Se servir de l'occasion
Alors ? Alors il faut certainement profiter de l'occasion offerte par les centrales syndicales, participer aux manifestations contre les projets du MEDEF qui devraient avoir lieu dans toutes les régions ce 25 janvier, et aux débrayages (mais il n'est pas encore évident qu'il y aura appel à la grève ce jour-là, ce qui en dit déjà long sur la volonté de lutte réelle de nos confédérations).
Mais il faut aussi en profiter pour affirmer la volonté de ne pas se laisser berner une fois de plus par les rodomontades et les discours des représentants de la gauche et des syndicats. La classe ouvrière ne fera remiser au patronat ses projets qu'en prenant la contre-offensive, en étant prête à un mouvement d'ensemble, à la grève générale, en se montrant déterminée à opposer à ce qui est bien un plan global patronal un plan tout aussi global de défense du monde du travail : pour le maintien des retraites à 60 ans, bien sûr, mais aussi pour l'amélioration du sort des retraités comme des actifs et des chômeurs (augmentation mensuelle des salaires, des retraites, des minima sociaux d'au moins 1 500 F, vraie diminution de travail sans flexibilité avec des embauches, suppression de la précarité).
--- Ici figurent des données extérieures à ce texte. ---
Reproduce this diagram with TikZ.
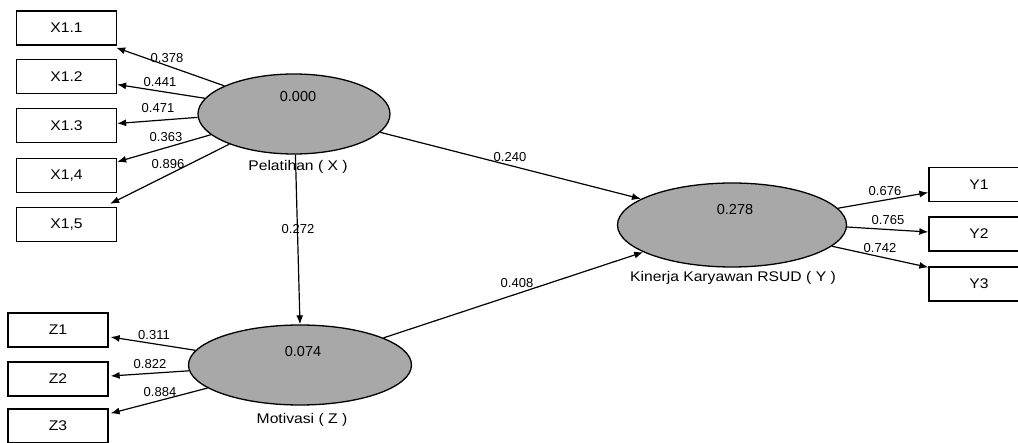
\documentclass[tikz,border=0pt]{standalone}
\usepackage{fontspec}
\setmainfont{Liberation Sans}
\newfontfamily\widesans{Liberation Sans}[FakeStretch=1.12]
\usetikzlibrary{arrows.meta,calc,shapes.geometric}
\definecolor{latentgray}{gray}{0.66}
\tikzset{
  ind/.style={draw=black, line width=1.3pt, fill=white, minimum width=100pt, minimum height=34pt, inner sep=0pt, font=\widesans\fontsize{14}{16}\selectfont},
  latent/.style={ellipse, draw=black, line width=1.3pt, fill=latentgray, inner sep=0pt},
  val/.style={font=\fontsize{14.5}{16}\selectfont, inner sep=0pt},
  lname/.style={font=\widesans\fontsize{14}{16}\selectfont, inner sep=0pt},
  coef/.style={font=\fontsize{13}{15}\selectfont, inner sep=0pt},
  link/.style={line width=1.2pt, -{Latex[length=9pt,width=7pt]}}
}
\begin{document}
\begin{tikzpicture}[x=1pt,y=-1pt]
\useasboundingbox (0,0) rectangle (1018,443);
% indicator boxes
\node[ind] (X11) at (66.5,28) {X1.1};
\node[ind] (X12) at (66.5,76.5) {X1.2};
\node[ind] (X13) at (66.5,125.5) {X1.3};
\node[ind] (X14) at (66.5,175.5) {X1,4};
\node[ind] (X15) at (66.5,224.5) {X1,5};
\node[ind] (Z1) at (58,330) {Z1};
\node[ind] (Z2) at (58,379) {Z2};
\node[ind] (Z3) at (58,426) {Z3};
\node[ind] (Y1) at (979,184.5) {Y1};
\node[ind] (Y2) at (979,234) {Y2};
\node[ind] (Y3) at (979,284) {Y3};
% latent variables
\node[latent, minimum width=192pt, minimum height=80pt] (X) at (294,114) {};
\node[latent, minimum width=223pt, minimum height=80pt] (Z) at (300,365) {};
\node[latent, minimum width=229pt, minimum height=84pt] (Y) at (732,225) {};
\node[val] (Xv) at (298,97) {0.000};
\node[val] (Zv) at (303,352) {0.074};
\node[val] (Yv) at (735,210) {0.278};
\node[lname] (Xn) at (298,167) {Pelatihan ( X )};
\node[lname] (Zn) at (302,420) {Motivasi ( Z )};
\node[lname] (Yn) at (733,278) {Kinerja Karyawan RSUD ( Y )};
% outer loadings X
\draw[link] (X.158) -- ($(X11.south east)+(-1,2)$);
\draw[link] (X.170) -- ($(X12.east)+(0,8)$);
\draw[link] (X.182) -- ($(X13.east)+(0,-2)$);
\draw[link] (X.194) -- ($(X14.north east)+(0,4)$);
\draw[link] (X.205) -- ($(X15.north east)+(-7,-3)$);
% outer loadings Z
\draw[link] (Z.172) -- ($(Z1.east)+(2,7)$);
\draw[link] (Z.183.6) -- ($(Z2.east)+(2,-3)$);
\draw[link] (Z.194.5) -- ($(Z3.north east)+(2,5)$);
% outer loadings Y
\draw[link] (Y.9) -- ($(Y1.west)+(0,8)$);
\draw[link] (Y.-1) -- ($(Y2.west)+(0,-2)$);
\draw[link] (Y.-12) -- ($(Y3.north west)+(0,1)$);
% structural paths
\draw[link] (X.-88) -- (Z.north);
\draw[link] (X.-12.5) -- (Y.164.8);
\draw[link] (Z.18) -- (Y.197);
% coefficients
\node[coef] (c1) at (167,58) {0.378};
\node[coef] (c2) at (160,82) {0.441};
\node[coef] (c3) at (158,108) {0.471};
\node[coef] (c4) at (166,137) {0.363};
\node[coef] (c5) at (168,164) {0.896};
\node[coef] (c6) at (154,335) {0.311};
\node[coef] (c7) at (150,364) {0.822};
\node[coef] (c8) at (160,392) {0.884};
\node[coef] (c9) at (885,191) {0.676};
\node[coef] (c10) at (888,220) {0.765};
\node[coef] (c11) at (880,248) {0.742};
\node[coef] (c12) at (510,157) {0.240};
\node[coef] (c13) at (517,283) {0.408};
\node[coef] (c14) at (298,229) {0.272};
\end{tikzpicture}
\end{document}
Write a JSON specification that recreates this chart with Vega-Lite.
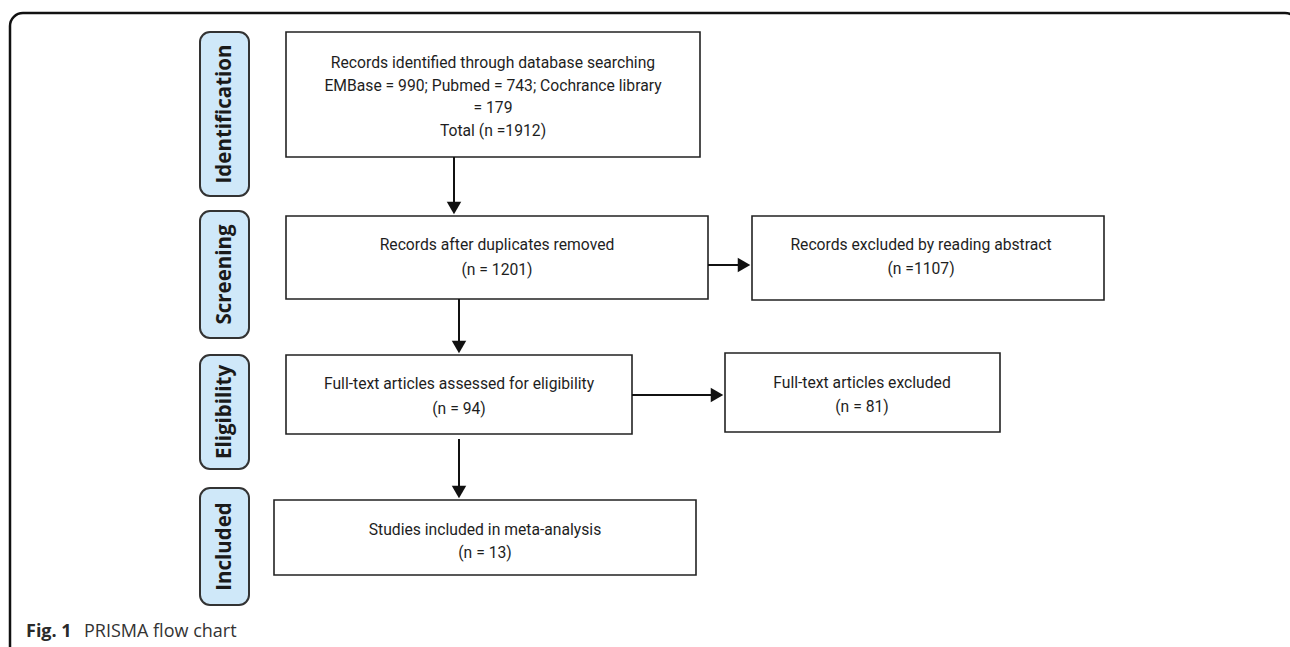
{
  "$schema": "https://vega.github.io/schema/vega-lite/v6.json",
  "autosize": {"type": "fit", "contains": "padding"},
  "width": 1290,
  "height": 647,
  "padding": 0,
  "background": "white",
  "config": {"view": {"stroke": null}},
  "datasets": {
    "frame": [{"x1": 10, "x2": 1298, "y1": 13, "y2": 700}],
    "stages": [
      {"name": "Identification", "x1": 200, "x2": 249, "y1": 32, "y2": 196},
      {"name": "Screening", "x1": 200, "x2": 249, "y1": 211, "y2": 338},
      {"name": "Eligibility", "x1": 200, "x2": 249, "y1": 355, "y2": 469},
      {"name": "Included", "x1": 200, "x2": 249, "y1": 488, "y2": 605}
    ],
    "boxes": [
      {"id": "identified", "x1": 286, "x2": 700, "y1": 32, "y2": 157},
      {"id": "deduplicated", "x1": 286, "x2": 708, "y1": 216, "y2": 299},
      {"id": "excluded_abstract", "x1": 752, "x2": 1104, "y1": 216, "y2": 300},
      {"id": "assessed", "x1": 286, "x2": 632, "y1": 355, "y2": 434},
      {"id": "excluded_fulltext", "x1": 725, "x2": 1000, "y1": 353, "y2": 432},
      {"id": "included", "x1": 274, "x2": 696, "y1": 500, "y2": 575}
    ],
    "arrows": [
      {"x1": 454, "y1": 157, "x2": 454, "y2": 205, "hx": 454, "hy": 208, "dir": "triangle-down"},
      {"x1": 708, "y1": 265, "x2": 741, "y2": 265, "hx": 744, "hy": 265, "dir": "triangle-right"},
      {"x1": 459, "y1": 299, "x2": 459, "y2": 344, "hx": 459, "hy": 347, "dir": "triangle-down"},
      {"x1": 632, "y1": 395, "x2": 714, "y2": 395, "hx": 717, "hy": 395, "dir": "triangle-right"},
      {"x1": 459, "y1": 439, "x2": 459, "y2": 489, "hx": 459, "hy": 492, "dir": "triangle-down"}
    ],
    "texts": [
      {"t": "Records identified through database searching", "x": 493, "y": 63},
      {"t": "EMBase = 990; Pubmed = 743; Cochrance library", "x": 493, "y": 86},
      {"t": "= 179", "x": 493, "y": 108},
      {"t": "Total (n =1912)", "x": 493, "y": 131},
      {"t": "Records after duplicates removed", "x": 497, "y": 245},
      {"t": "(n = 1201)", "x": 497, "y": 270},
      {"t": "Records excluded by reading abstract", "x": 921, "y": 245},
      {"t": "(n =1107)", "x": 921, "y": 269},
      {"t": "Full-text articles assessed for eligibility", "x": 459, "y": 384},
      {"t": "(n = 94)", "x": 459, "y": 409},
      {"t": "Full-text articles excluded", "x": 862, "y": 383},
      {"t": "(n = 81)", "x": 862, "y": 407},
      {"t": "Studies included in meta-analysis", "x": 485, "y": 530},
      {"t": "(n = 13)", "x": 485, "y": 553}
    ],
    "caption": [
      {"t": "Fig. 1", "x": 26, "y": 632, "w": "bold"},
      {"t": "PRISMA flow chart", "x": 84, "y": 632, "w": "normal"}
    ]
  },
  "layer": [
    {
      "data": {"name": "frame"},
      "mark": {"type": "rect", "fill": null, "stroke": "#111111", "strokeWidth": 2.5, "cornerRadius": 13, "clip": true},
      "encoding": {
        "x": {"field": "x1", "type": "quantitative", "scale": {"domain": [0, 1290], "nice": false, "zero": false}, "axis": null},
        "x2": {"field": "x2"},
        "y": {"field": "y1", "type": "quantitative", "scale": {"domain": [0, 647], "nice": false, "zero": false, "reverse": true}, "axis": null},
        "y2": {"field": "y2"}
      }
    },
    {
      "data": {"name": "stages"},
      "mark": {"type": "rect", "fill": "#cfe8f9", "stroke": "#333333", "strokeWidth": 2, "cornerRadius": 10},
      "encoding": {
        "x": {"field": "x1", "type": "quantitative"},
        "x2": {"field": "x2"},
        "y": {"field": "y1", "type": "quantitative"},
        "y2": {"field": "y2"}
      }
    },
    {
      "data": {"name": "stages"},
      "transform": [{"calculate": "(datum.x1 + datum.x2) / 2", "as": "cx"}, {"calculate": "(datum.y1 + datum.y2) / 2", "as": "cy"}],
      "mark": {"type": "text", "angle": 270, "font": "Open Sans", "fontWeight": "bold", "fontSize": 20.5, "color": "#1a1a1a", "align": "center", "baseline": "middle"},
      "encoding": {
        "x": {"field": "cx", "type": "quantitative"},
        "y": {"field": "cy", "type": "quantitative"},
        "text": {"field": "name"}
      }
    },
    {
      "data": {"name": "boxes"},
      "mark": {"type": "rect", "fill": "white", "stroke": "#222222", "strokeWidth": 1.6},
      "encoding": {
        "x": {"field": "x1", "type": "quantitative"},
        "x2": {"field": "x2"},
        "y": {"field": "y1", "type": "quantitative"},
        "y2": {"field": "y2"}
      }
    },
    {
      "data": {"name": "arrows"},
      "mark": {"type": "rule", "stroke": "#111111", "strokeWidth": 2},
      "encoding": {
        "x": {"field": "x1", "type": "quantitative"},
        "x2": {"field": "x2"},
        "y": {"field": "y1", "type": "quantitative"},
        "y2": {"field": "y2"}
      }
    },
    {
      "data": {"name": "arrows"},
      "mark": {"type": "point", "filled": true, "fill": "#111111", "opacity": 1, "strokeWidth": 0, "size": 210},
      "encoding": {
        "x": {"field": "hx", "type": "quantitative"},
        "y": {"field": "hy", "type": "quantitative"},
        "shape": {"field": "dir", "type": "nominal", "scale": {"domain": ["triangle-down", "triangle-right"], "range": ["triangle-down", "triangle-right"]}, "legend": null}
      }
    },
    {
      "data": {"name": "texts"},
      "mark": {"type": "text", "font": "Roboto", "fontSize": 15.7, "color": "#1e1e1e", "align": "center", "baseline": "middle"},
      "encoding": {
        "x": {"field": "x", "type": "quantitative"},
        "y": {"field": "y", "type": "quantitative"},
        "text": {"field": "t"}
      }
    },
    {
      "data": {"name": "caption"},
      "transform": [{"filter": "datum.w === 'bold'"}],
      "mark": {"type": "text", "font": "Open Sans", "fontSize": 18, "fontWeight": "bold", "color": "#2a2a2a", "align": "left", "baseline": "middle"},
      "encoding": {
        "x": {"field": "x", "type": "quantitative"},
        "y": {"field": "y", "type": "quantitative"},
        "text": {"field": "t"}
      }
    },
    {
      "data": {"name": "caption"},
      "transform": [{"filter": "datum.w === 'normal'"}],
      "mark": {"type": "text", "font": "Open Sans", "fontSize": 18, "fontWeight": "normal", "color": "#333333", "align": "left", "baseline": "middle"},
      "encoding": {
        "x": {"field": "x", "type": "quantitative"},
        "y": {"field": "y", "type": "quantitative"},
        "text": {"field": "t"}
      }
    }
  ]
}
Pas d'illusion. Les directions des syndicats ne marcheront dans cette direction que poussées par les travailleurs. Alors, évitons de renouveler derrière les directions syndicales l'opération du 16 octobre 1999 où la manifestation sans lendemain sur des mots d'ordre des plus vagues servit simplement de diversion à la politique de Robert Hue qui se préparait dans le moment même à approuver la loi Aubry.
La gauche, le gouvernement et les confédérations syndicales nous ont donné suffisamment de preuves de leur duplicité ou de leur couardise pour que nous ne marchions pas à leur appel yeux fermés et bouches closes. Surtout quand nous marchons ensemble.